Lorna Boyer, marketing manager for U.K. company Eventurous, told HR Dive that her company has seen “a huge influx” of holiday event inquiries. From her perspective, however, the split between virtual and in-person parties continues to be balanced. “We’re seeing lots of people looking for virtual options, as it offers the security and comfort of a COVID-safe solution — but also lots of people wanting to reunite colleagues after months of remote working.”

Regarding U.K. COVID restrictions, the response is mixed, Boyer said. “It completely depends on comfort levels. The guidance from the government now is largely to get vaccinated and take regular tests and isolate where needed,” she said. “We are seeing a lot of people getting colleagues to take a lateral flow test [also known as a rapid response test] before participating in events, and a lot of people still sticking to a hybrid or virtual format for both events and workspaces.”

Some guests will be masked; others won’t. Boyer said that many employers throwing bigger events are requiring proof of a negative test or double vaccination to attend. “Just to make sure everyone stays safe,” she said. Boyer added that event providers in the U.K. are collectively embracing constant sanitization of equipment and props, and regular testing of event staff.

Similar to Roberts, Boyer said it seems many U.K. employers are planning to celebrate “in a big way” this winter.

As always with coronavirus, there are no easy answers or perfect solutions. With holiday parties, the consensus seems to be that comfort level should be the deciding factor.

Take Hibob’s end-of-year soirée, for example. The need for revelry and merry-making was three fold.
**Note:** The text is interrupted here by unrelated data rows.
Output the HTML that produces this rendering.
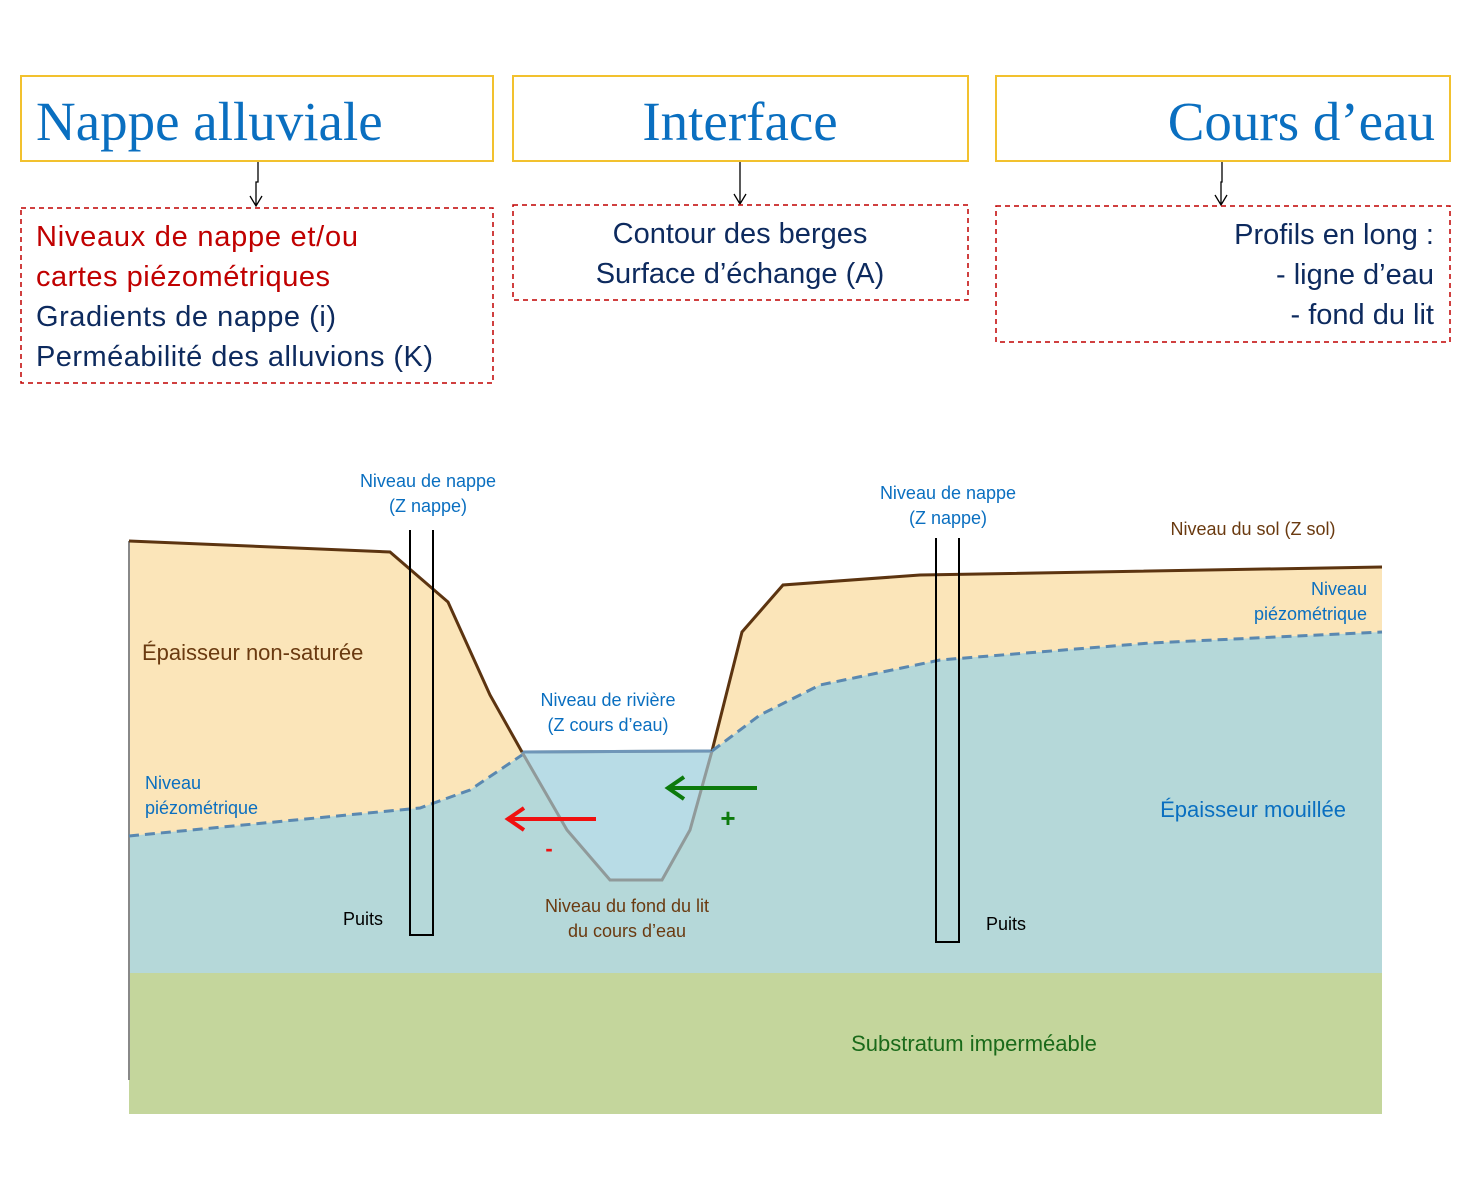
<!DOCTYPE html>
<html><head><meta charset="utf-8"><style>
body{margin:0;background:#fff}
svg{display:block}
text{font-family:"Liberation Sans",sans-serif}
</style></head><body>
<svg width="1470" height="1181" viewBox="0 0 1470 1181" xmlns="http://www.w3.org/2000/svg">
<g fill="none" stroke="#f2c12e" stroke-width="2">
<rect x="21" y="76" width="472" height="85"/>
<rect x="513" y="76" width="455" height="85"/>
<rect x="996" y="76" width="454" height="85"/>
</g>
<g font-size="55" fill="#0a6fc0">
<text x="36" y="140" style="font-family:'Liberation Serif',serif">Nappe alluviale</text>
<text x="740" y="140" text-anchor="middle" style="font-family:'Liberation Serif',serif">Interface</text>
<text x="1435" y="140" text-anchor="end" style="font-family:'Liberation Serif',serif">Cours d’eau</text>
</g>
<g stroke="#000" stroke-width="1.3" fill="none">
<path d="M258 162 V182 H256 V206 M250 196 L256 206 L262 196"/>
<path d="M740 162 V204 M734 194 L740 204 L746 194"/>
<path d="M1222 162 V182 H1221 V205 M1215 195 L1221 205 L1227 195"/>
</g>
<g fill="none" stroke="#c00000" stroke-width="1.5" stroke-dasharray="5,4">
<rect x="21" y="208" width="472" height="175"/>
<rect x="513" y="205" width="455" height="95"/>
<rect x="996" y="206" width="454" height="136"/>
</g>
<g font-size="29">
<text x="36" y="246" fill="#c00000" textLength="322">Niveaux de nappe et/ou</text>
<text x="36" y="286" fill="#c00000" textLength="294">cartes piézométriques</text>
<text x="36" y="326" fill="#0d2a5e" textLength="300">Gradients de nappe (i)</text>
<text x="36" y="366" fill="#0d2a5e" textLength="397">Perméabilité des alluvions (K)</text>
<text x="740" y="243" fill="#0d2a5e" text-anchor="middle">Contour des berges</text>
<text x="740" y="283" fill="#0d2a5e" text-anchor="middle">Surface d’échange (A)</text>
<text x="1434" y="244" fill="#0d2a5e" text-anchor="end">Profils en long :</text>
<text x="1434" y="284" fill="#0d2a5e" text-anchor="end">- ligne d’eau</text>
<text x="1434" y="324" fill="#0d2a5e" text-anchor="end">- fond du lit</text>
</g>
<path d="M129,541 L390,552 L448,602 L490,695 L522,752 L712,751 L742,632 L783,585 L920,575 L1382,567 L1382,973 L129,973 Z" fill="#fbe5b9"/>
<path d="M129,836 L420,808 L470,790 L522,755 L712,751 L760,715 L820,685 L940,660 L1150,643 L1382,632 L1382,1008 L1380,973 L129,973 Z" fill="#b5d8d9"/>
<path d="M522,752 L712,751 L690,830 L662,880 L610,880 L567,830 Z" fill="#b8dce6" stroke="#909a9a" stroke-width="3"/>
<path d="M522,752 L712,751" stroke="#6f96b8" stroke-width="3"/>
<rect x="129" y="973" width="1253" height="141" fill="#c4d69c"/>
<path d="M129,541 V1080" stroke="#888" stroke-width="2"/>
<path d="M129,541 L390,552 L448,602 L490,695 L522,752" fill="none" stroke="#5c3410" stroke-width="3"/>
<path d="M712,751 L742,632 L783,585 L920,575 L1382,567" fill="none" stroke="#5c3410" stroke-width="3"/>
<g fill="none" stroke="#5a88b0" stroke-width="3" stroke-dasharray="10,6">
<path d="M129,836 L420,808 L470,790 L522,755"/>
<path d="M712,751 L760,715 L820,685 L940,660 L1150,643 L1382,632"/>
</g>
<g fill="none" stroke="#000" stroke-width="2">
<path d="M410,530 V935 H433 V530"/>
<path d="M936,538 V942 H959 V538"/>
</g>
<path d="M596,819 H508 M524,808 L508,819 L524,830" fill="none" stroke="#f01010" stroke-width="4"/>
<path d="M757,788 H668 M684,777 L668,788 L684,799" fill="none" stroke="#0c7a0c" stroke-width="4"/>
<text x="549" y="856" fill="#f01010" font-size="22" text-anchor="middle" font-weight="bold">-</text>
<text x="728" y="827" fill="#0c7a0c" font-size="26" text-anchor="middle" font-weight="bold">+</text>
<g font-size="18" fill="#0a6fc0" text-anchor="middle">
<text x="428" y="487">Niveau de nappe</text>
<text x="428" y="512">(Z nappe)</text>
<text x="948" y="499">Niveau de nappe</text>
<text x="948" y="524">(Z nappe)</text>
<text x="608" y="706">Niveau de rivière</text>
<text x="608" y="731">(Z cours d’eau)</text>
<text x="1367" y="595" text-anchor="end">Niveau</text>
<text x="1367" y="620" text-anchor="end">piézométrique</text>
<text x="145" y="789" text-anchor="start">Niveau</text>
<text x="145" y="814" text-anchor="start">piézométrique</text>
</g>
<g font-size="18" fill="#6a3a10">
<text x="1253" y="535" text-anchor="middle">Niveau du sol (Z sol)</text>
<text x="627" y="912" text-anchor="middle">Niveau du fond du lit</text>
<text x="627" y="937" text-anchor="middle">du cours d’eau</text>
</g>
<text x="142" y="660" font-size="22" fill="#6a3a10">Épaisseur non-saturée</text>
<text x="1253" y="817" font-size="22" fill="#0a6fc0" text-anchor="middle">Épaisseur mouillée</text>
<text x="974" y="1051" font-size="22" fill="#1a6a1a" text-anchor="middle">Substratum imperméable</text>
<text x="363" y="925" font-size="18" fill="#000" text-anchor="middle">Puits</text>
<text x="1006" y="930" font-size="18" fill="#000" text-anchor="middle">Puits</text>
</svg>
</body></html>
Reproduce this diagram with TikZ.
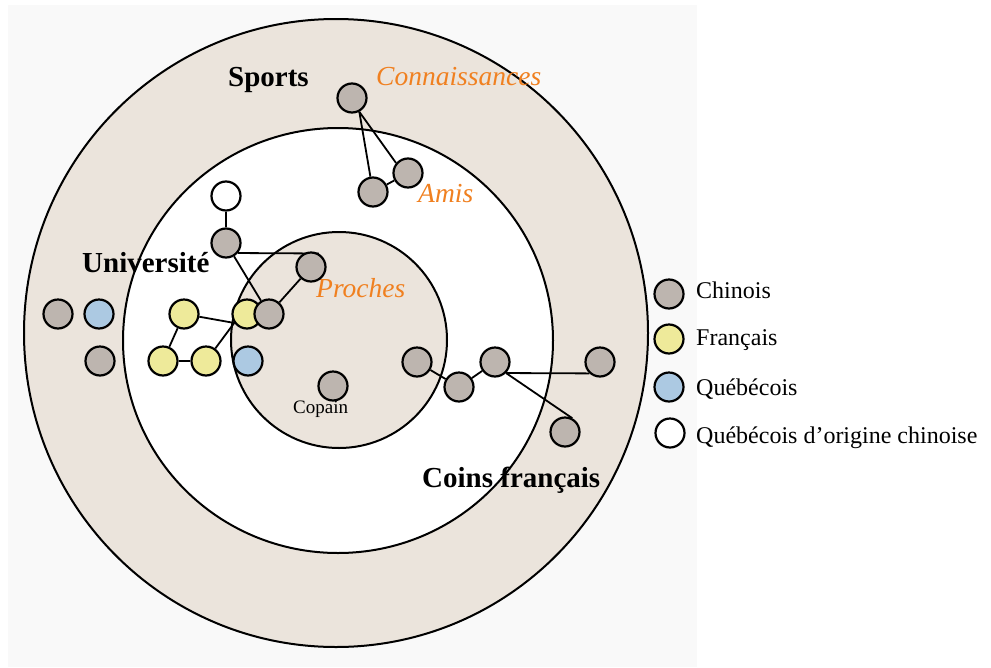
\documentclass[tikz,border=0pt]{standalone}
\usepackage{fontspec}
\setmainfont{Liberation Serif}
\pgfdeclarelayer{back}
\pgfdeclarelayer{edges}
\pgfsetlayers{back,edges,main}
\definecolor{beige}{RGB}{235,228,220}
\definecolor{bgray}{RGB}{249,249,249}
\definecolor{cgray}{RGB}{189,181,175}
\definecolor{cyellow}{RGB}{238,234,154}
\definecolor{cblue}{RGB}{172,201,226}
\definecolor{corange}{RGB}{240,128,32}
\begin{document}
\begin{tikzpicture}[x=1pt,y=-1pt,
  pnode/.style={circle,draw=black,line width=2.2pt,minimum size=29pt,inner sep=0pt},
  chin/.style={pnode,fill=cgray},
  fra/.style={pnode,fill=cyellow},
  queb/.style={pnode,fill=cblue},
  qchin/.style={pnode,fill=white},
  link/.style={line width=1.8pt},
  ring/.style={line width=2pt,draw=black},
  blbl/.style={font=\fontsize{29}{30}\selectfont\bfseries,anchor=base west,inner sep=0pt},
  ilbl/.style={font=\fontsize{27.5}{29}\selectfont\itshape,text=corange,anchor=base west,inner sep=0pt},
  leg/.style={font=\fontsize{24}{26}\selectfont,anchor=base west,inner sep=0pt}]
\useasboundingbox (0,0) rectangle (991,667);
\begin{pgfonlayer}{back}
  \fill[white] (0,0) rectangle (991,667);
  \fill[bgray] (8,5) rectangle (697,667);
  \draw[ring,fill=beige] (336,333) ellipse [x radius=312,y radius=314];
  \draw[ring,fill=white] (338,340.5) ellipse [x radius=215,y radius=212.5];
  \draw[ring,fill=beige] (339,340) circle [radius=108];
\end{pgfonlayer}

% labels
\node[blbl] (sports) at (228,86) {Sports};
\node[ilbl] (conn) at (376,85) {Connaissances};
\node[ilbl] (amis) at (418,202) {Amis};
\node[ilbl] (proches) at (316,297) {Proches};
\node[blbl] (univ) at (82,272) {Université};
\node[blbl] (coins) at (422,487) {Coins français};
\node[font=\fontsize{19}{20}\selectfont,anchor=base west,inner sep=0pt] (copl) at (293,413) {Copain};

% people
\node[chin] (c) at (352,98) {};
\node[chin] (a1) at (373,192) {};
\node[chin] (a2) at (408,173) {};
\node[qchin] (w) at (226,196) {};
\node[chin] (ug) at (226,243) {};
\node[chin] (pr) at (311,267) {};
\node[fra] (y2) at (247,314) {};
\node[chin] (g2) at (269,314) {};
\node[fra] (y1) at (184,314) {};
\node[fra] (y3) at (163,361) {};
\node[fra] (y4) at (206,361) {};
\node[queb] (b2) at (248,361) {};
\node[chin] (lg1) at (58,314) {};
\node[queb] (lb) at (99,314) {};
\node[chin] (lg2) at (100,361) {};
\node[chin] (cop) at (333,386) {};
\node[chin] (r1) at (417,362) {};
\node[chin] (r2) at (459,387) {};
\node[chin] (r3) at (495,362) {};
\node[chin] (r4) at (600,362) {};
\node[chin] (r5) at (565,432) {};

% connectors
\begin{pgfonlayer}{edges}
  \draw[link] (c.-62) -- (a1);
  \draw[link] (c.-62) -- (a2.140);
  \draw[link] (a1) -- (a2);
  \draw[link] (w) -- (ug);
  \draw[link] (ug.-40) -- (pr.60);
  \draw[link] (ug) -- (g2);
  \draw[link] (pr) -- (g2);
  \draw[link] (y1) -- (y2.215);
  \draw[link] (y4) -- (y2.215);
  \draw[link] (y1) -- (y3);
  \draw[link] (y3) -- (y4);
  \draw[link] (r1) -- (r2);
  \draw[link] (r2) -- (r3);
  \draw[link] (r3.-45) -- (r4.-133);
  \draw[link] (r3.-45) -- (r5.62);
\end{pgfonlayer}

% legend
\node[chin] (k1) at (669,294) {};
\node[fra] (k2) at (669,339) {};
\node[queb] (k3) at (669,387) {};
\node[qchin] (k4) at (670,433) {};
\node[leg] (t1) at (696,298) {Chinois};
\node[leg] (t2) at (696,345) {Français};
\node[leg] (t3) at (696,395) {Québécois};
\node[leg] (t4) at (696,443) {Québécois d’origine chinoise};
\end{tikzpicture}
\end{document}
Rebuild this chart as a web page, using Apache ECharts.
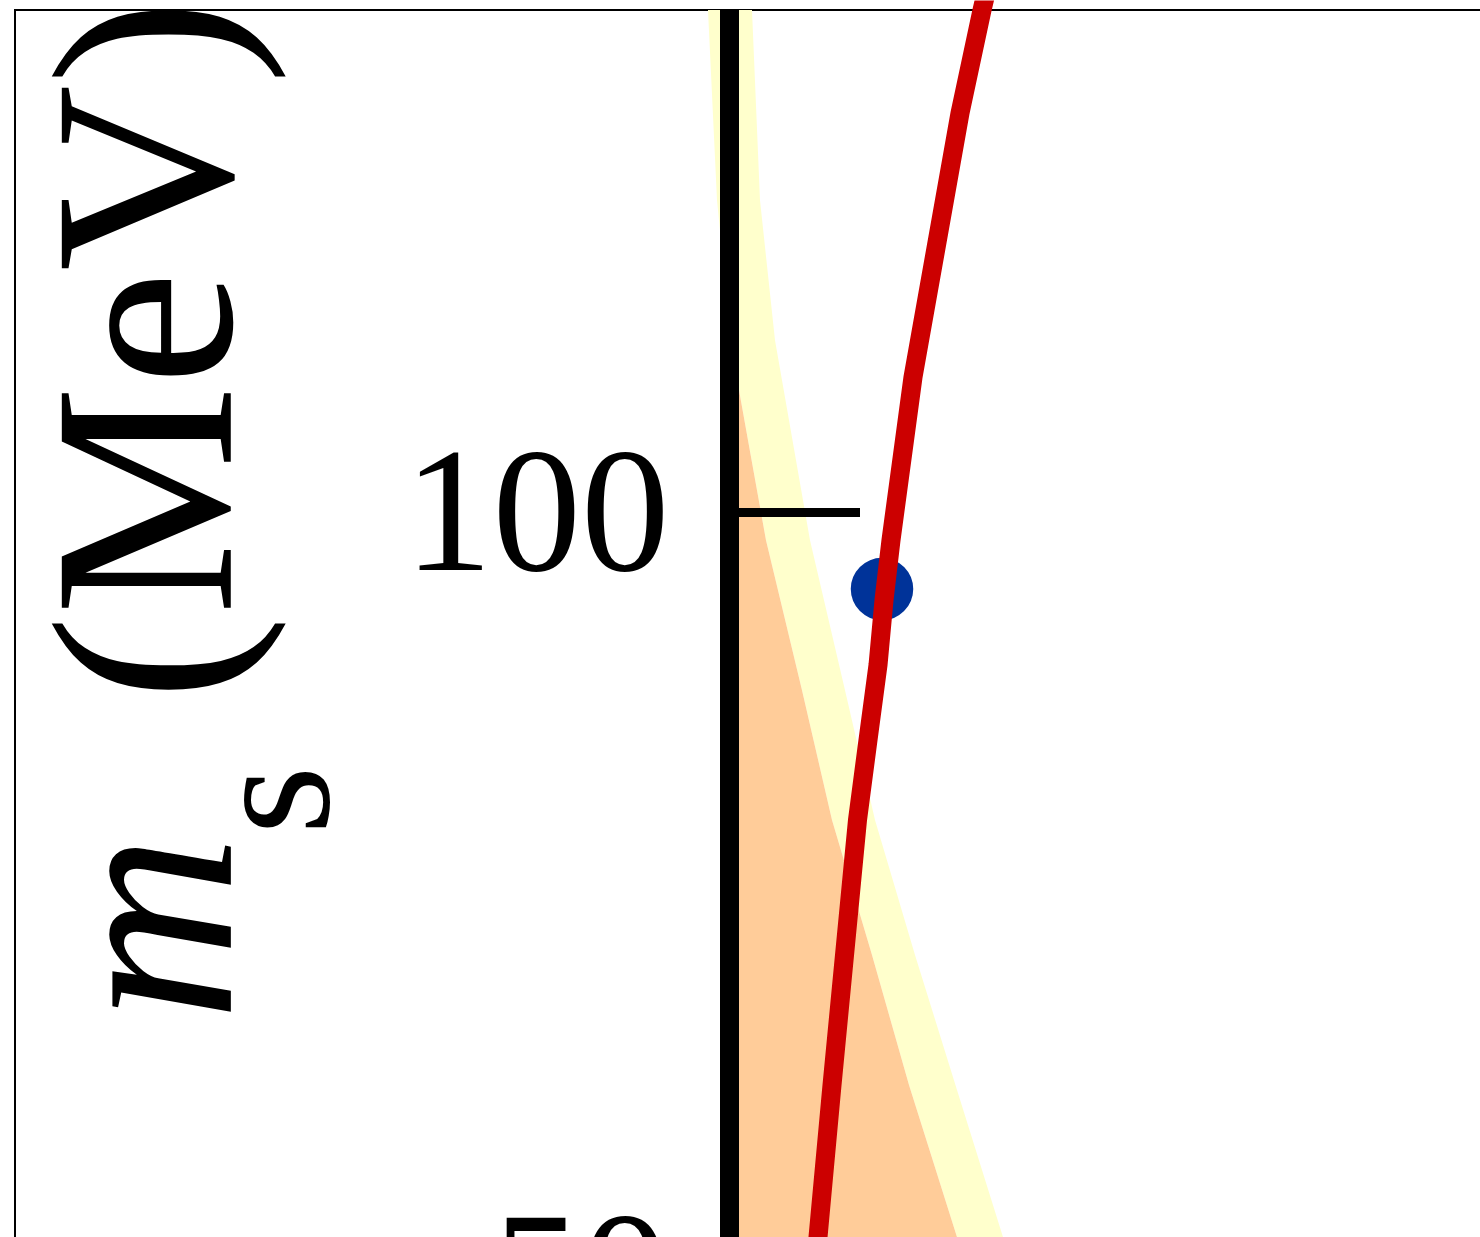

For one, Hibob hired 30 people in the two months prior to the party. “It’s an opportunity for all these new people who have never met before to come together,” Rosencrans said. “And then the other element of it is, you know, we’re all coming out of a pandemic, where we haven’t been social for a really long time.” The goal was to add some levity to Hibob employees’ existence.

“We’re renting out a venue where we’re going to have music and dancing and an open bar. We’re going to go all out this year, because we really want to just celebrate what the company’s achieved,” she said, “making it through a very difficult year and a half.”